# [WRITTEN REQUEST]
Pictures stay out of this copy; please retype only the lines from the start of the records through the line with "y grows downward)".

# [DATASET EXTRACT]
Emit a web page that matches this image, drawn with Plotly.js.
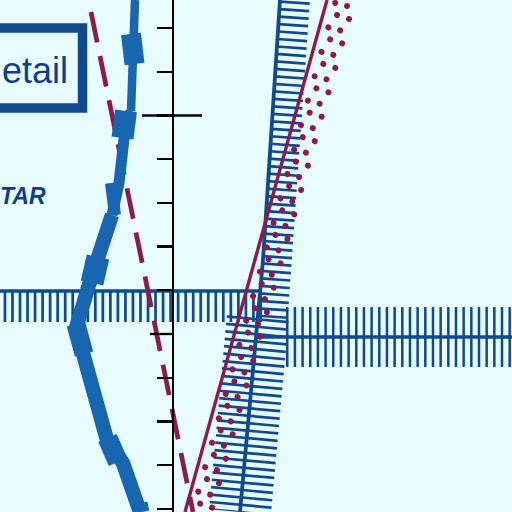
<!DOCTYPE html>
<html>
<head>
<meta charset="utf-8">
<script src="https://cdn.plot.ly/plotly-3.0.1.min.js"></script>
<style>
  html, body { margin: 0; padding: 0; background: #e8fbfd; }
  #graph { width: 512px; height: 512px; }
</style>
</head>
<body>
<div id="graph"></div>
<script>
// Data (picture units, y grows downward)

// vertical scale
const tickY = [28.1, 71.8, 115.5, 159.2, 202.9, 246.6, 290.3, 334.0, 377.7, 421.4, 465.1, 508.8];
const longTickY = [115.5, 334.0];
const longTickX0 = [142, 150];
const longTickX1 = [202, 172];

// thick blue curve, three stretches
const blueTopX = [135, 134, 132, 131];
const blueTopY = [0, 34, 66, 111];
const blueMidX = [131, 124, 119, 112];
const blueMidY = [111, 139, 183, 215];
const blueLowX = [112, 97, 89, 76, 84, 95, 107, 123, 140];
const blueLowY = [215, 256, 285, 328, 355, 402, 440, 463, 512];
// the step blocks on the blue curve
const stepX0 = [131, 126, 111, 98, 76, 107.5, 141];
const stepY0 = [34, 111, 183, 257, 324, 438, 503];
const stepX1 = [134.5, 122.5, 115, 92, 84, 118, 143];
const stepY1 = [64, 138, 215, 283, 354, 462, 512];

// maroon lines
const solidX = [327, 185];
const solidY = [0, 512];
const dashedX = [91, 193];
const dashedY = [12, 512];
// four dotted rows (first dot centre to bottom edge)
const dotX0 = [335.2, 337.0, 347.0, 349.0];
const dotY0 = [3, 15, 6, 19];
const dotX1 = [192.6, 197.8, 205.3, 210.9];
const dotY1 = [512, 512, 512, 512];

// navy hatched lines
const vLineX = [280, 263, 240];
const vLineY = [0, 260, 512];
const hLine1X = [0, 262];
const hLine1Y = [291, 291];
const hLine2X = [257, 512];
const hLine2Y = [337, 337];
// hatch bands
const hatchAX = [294.9, 278, 272.7];
const hatchAY = [1.3, 260, 318];
const hatchBX = [257.7, 240];
const hatchBY = [318, 512];
const hatchCX = [3.6, 262];
const hatchCY = [306.5, 306.5];
const hatchDX = [286, 512];
const hatchDY = [337, 337];

const navy = '#0f4a8c';
const blue = '#1866b0';
const maroon = '#8b1a4e';
const ink = '#0d3f86';
const bg = '#e8fbfd';

function line(x, y, color, width, dash) {
    return {
        x: x, y: y,
        mode: 'lines', type: 'scatter',
        line: {color: color, width: width, dash: dash || 'solid'},
        hoverinfo: 'skip', showlegend: false
    };
}

function segments(x0, y0, x1, y1) {
    var xs = [], ys = [];
    for (var i = 0; i < x0.length; i++) {
        xs.push(x0[i], x1[i], null);
        ys.push(y0[i], y1[i], null);
    }
    return [xs, ys];
}

var data = [];

// hatching
data.push(line(hatchCX, hatchCY, navy, 31, '2.7px,4.83px'));
data.push(line(hatchAX, hatchAY, navy, 30, '2.7px,4.8px'));
data.push(line(hatchBX, hatchBY, navy, 62, '2.7px,4.75px'));
data.push(line(hatchDX, hatchDY, navy, 60, '2.5px,5.17px'));

// navy lines
data.push(line(vLineX, vLineY, navy, 3.8));
data.push(line(hLine1X, hLine1Y, navy, 3.6));
data.push(line(hLine2X, hLine2Y, navy, 3.6));

// maroon
data.push(line(solidX, solidY, maroon, 3.4));
var dotTraces = [];
for (var i = 0; i < dotX0.length; i++) {
    dotTraces.push(data.length);
    data.push(line([dotX0[i], dotX1[i]], [dotY0[i], dotY1[i]], maroon, 6, '0.01px,25.36px'));
}
data.push(line(dashedX, dashedY, maroon, 4.7, '31px,14px'));

// thick blue
data.push(line(blueTopX, blueTopY, blue, 8.5));
data.push(line(blueMidX, blueMidY, blue, 11));
data.push(line(blueLowX, blueLowY, blue, 14.5));
var stepW = [20, 22, 12, 23, 19, 20, 13];
for (var j = 0; j < stepX0.length; j++) {
    data.push(line([stepX0[j], stepX1[j]], [stepY0[j], stepY1[j]], blue, stepW[j]));
}

// longer ticks on the scale
var lt = segments(longTickX0, longTickY, longTickX1, longTickY);
data.push(line(lt[0], lt[1], '#000000', 2.3));

var layout = {
    width: 512,
    height: 512,
    margin: {l: 0, r: 0, t: 0, b: 0},
    paper_bgcolor: bg,
    plot_bgcolor: bg,
    showlegend: false,
    xaxis: {
        range: [0, 512],
        visible: false,
        fixedrange: true
    },
    yaxis: {
        range: [512, 0],
        anchor: 'free',
        position: 172.5 / 512,
        showline: true,
        linecolor: '#000000',
        linewidth: 2.3,
        ticks: 'outside',
        ticklen: 15,
        tickwidth: 2.3,
        tickcolor: '#000000',
        tickmode: 'array',
        tickvals: tickY,
        showticklabels: false,
        showgrid: false,
        zeroline: false,
        fixedrange: true
    },
    shapes: [{
        type: 'rect',
        xref: 'x', yref: 'y',
        x0: -20, x1: 82.5, y0: 28, y1: 108,
        line: {color: navy, width: 9.5},
        fillcolor: 'rgba(0,0,0,0)'
    }],
    annotations: [{
        text: 'etail',
        x: 70, y: 70,
        xref: 'x', yref: 'y',
        xanchor: 'right', yanchor: 'middle',
        showarrow: false,
        font: {family: 'Liberation Sans, Arial, sans-serif', size: 36, color: ink}
    }, {
        text: '<b><i>TAR</i></b>',
        x: 48, y: 196,
        xref: 'x', yref: 'y',
        xanchor: 'right', yanchor: 'middle',
        showarrow: false,
        font: {family: 'Liberation Sans, Arial, sans-serif', size: 23, color: ink}
    }]
};

Plotly.newPlot('graph', data, layout, {displayModeBar: false, staticPlot: true}).then(function(gd) {
    // round dots for the dotted rows
    var traces = gd.querySelectorAll('.scatterlayer .trace');
    dotTraces.forEach(function(k) {
        var p = traces[k] && traces[k].querySelector('path.js-line');
        if (p) p.style.strokeLinecap = 'round';
    });
});
</script>
</body>
</html>
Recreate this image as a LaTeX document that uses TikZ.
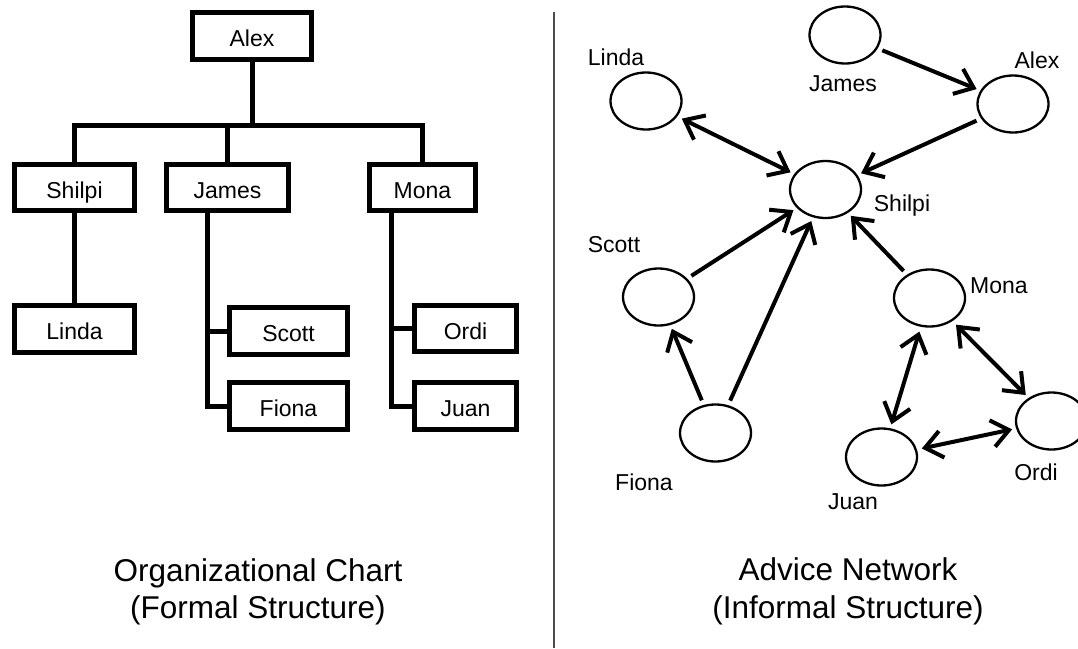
\documentclass[tikz,border=0pt]{standalone}
\usepackage{fontspec}
\setmainfont{Liberation Sans}
\usetikzlibrary{arrows.meta,shapes.geometric}

\begin{document}
\begin{tikzpicture}[x=1pt,y=-1pt,
    box/.style={draw,line width=5pt,inner sep=0pt,minimum height=47pt,
      text height=23pt,text depth=2pt,font=\fontsize{23}{27}\selectfont},
    person/.style={ellipse,draw,line width=2.3pt,minimum width=71pt,
      minimum height=57pt,inner sep=0pt},
    tag/.style={anchor=base,inner sep=0pt,font=\fontsize{23}{27}\selectfont},
    tie/.style={line width=5pt},
    advice/.style={line width=4pt,-{Straight Barb[length=17pt,width=27pt]},
      shorten >=4pt,shorten <=5pt},
    twoway/.style={advice,{Straight Barb[length=17pt,width=27pt]}-{Straight Barb[length=17pt,width=27pt]}},
    caption/.style={anchor=base,inner sep=0pt,font=\fontsize{31.5}{37}\selectfont}]
  \useasboundingbox (0,0) rectangle (1078,648);

  % formal structure
  \draw (252,36) node[box,minimum width=119pt] (Alex) {Alex};
  \draw (74.5,187.5) node[box,minimum width=120pt,minimum height=46pt] (Shilpi) {Shilpi};
  \draw (227.5,187.5) node[box,minimum width=122pt,minimum height=46pt] (James) {James};
  \draw (422.5,187.5) node[box,minimum width=106pt,minimum height=46pt] (Mona) {Mona};
  \draw (74.5,329) node[box,minimum width=120pt] (Linda) {Linda};
  \draw (288.5,331) node[box,minimum width=118pt] (Scott) {Scott};
  \draw (288.5,406) node[box,minimum width=118pt] (Fiona) {Fiona};
  \draw (465.5,328.5) node[box,minimum width=102pt,minimum height=46pt] (Ordi) {Ordi};
  \draw (465.5,406) node[box,minimum width=102pt] (Juan) {Juan};

  \coordinate (bar) at (252,125);
  \coordinate (jv) at (207,0);
  \coordinate (mv) at (391,0);
  \draw[tie] (Alex) -- (bar);
  \draw[tie] (Shilpi.north) |- (bar) -| (Mona.north);
  \draw[tie] (James) -- (James.north |- bar);
  \draw[tie] (Shilpi) -- (Linda);
  \draw[tie] (James.south -| jv) |- (Fiona.west);
  \draw[tie] (Scott.west -| jv) -- (Scott);
  \draw[tie] (Mona.south -| mv) |- (Juan.west);
  \draw[tie] (Ordi.west -| mv) -- (Ordi);

  \node[caption] (capOrg) at (258,581) {Organizational Chart};
  \node[caption] (capOrgSub) at (258,618) {(Formal Structure)};

  % divider
  \coordinate (divTop) at (554,12);
  \coordinate (divBot) at (554,648);
  \draw[line width=1.5pt,black!70] (divTop) -- (divBot);

  % informal structure
  \draw (845,35) node[person] (nJames) {};
  \draw (646,101) node[person] (nLinda) {};
  \draw (1013,104) node[person] (nAlex) {};
  \draw (825.5,189.5) node[person] (nShilpi) {};
  \draw (658.5,297) node[person] (nScott) {};
  \draw (929.5,298) node[person] (nMona) {};
  \draw (715.5,433) node[person] (nFiona) {};
  \draw (881.5,457) node[person] (nJuan) {};
  \draw (1051.5,421) node[person] (nOrdi) {};

  \node[tag] (tLinda) at (616,65) {Linda};
  \node[tag] (tJames) at (843,91) {James};
  \node[tag] (tAlex) at (1037,68) {Alex};
  \node[tag] (tShilpi) at (902,211) {Shilpi};
  \node[tag] (tScott) at (614,252) {Scott};
  \node[tag] (tMona) at (999,293) {Mona};
  \node[tag] (tFiona) at (644,490) {Fiona};
  \node[tag] (tJuan) at (853,509) {Juan};
  \node[tag] (tOrdi) at (1036,480) {Ordi};

  \draw[advice] (nJames) -- (nAlex);
  \draw[advice] (nAlex) -- (nShilpi);
  \draw[twoway] (nLinda) -- (nShilpi);
  \draw[advice] (nScott) -- (nShilpi);
  \draw[advice] (nFiona) -- (nShilpi);
  \draw[advice] (nMona) -- (nShilpi);
  \draw[advice] (nFiona) -- (nScott);
  \draw[twoway] (nMona) -- (nJuan);
  \draw[twoway] (nMona) -- (nOrdi);
  \draw[twoway] (nJuan) -- (nOrdi);

  \node[caption] (capAdv) at (848,580) {Advice Network};
  \node[caption] (capAdvSub) at (848,618) {(Informal Structure)};
\end{tikzpicture}
\end{document}
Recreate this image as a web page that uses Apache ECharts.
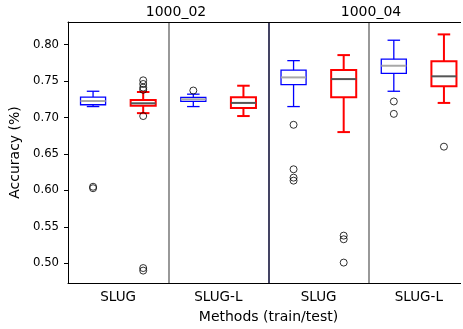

# [SOLUTION TO THIS EXERCISE]
Emit a web page that matches this image, drawn with Plotly.js.
<!DOCTYPE html>
<html>
<head>
<meta charset="utf-8">
<script src="https://cdn.plot.ly/plotly-3.0.1.min.js"></script>
<style>
  html, body { margin: 0; padding: 0; background: #e8fbfd; }
  #graph { width: 512px; height: 512px; }
</style>
</head>
<body>
<div id="graph"></div>
<script>
// Data (picture units, y grows downward)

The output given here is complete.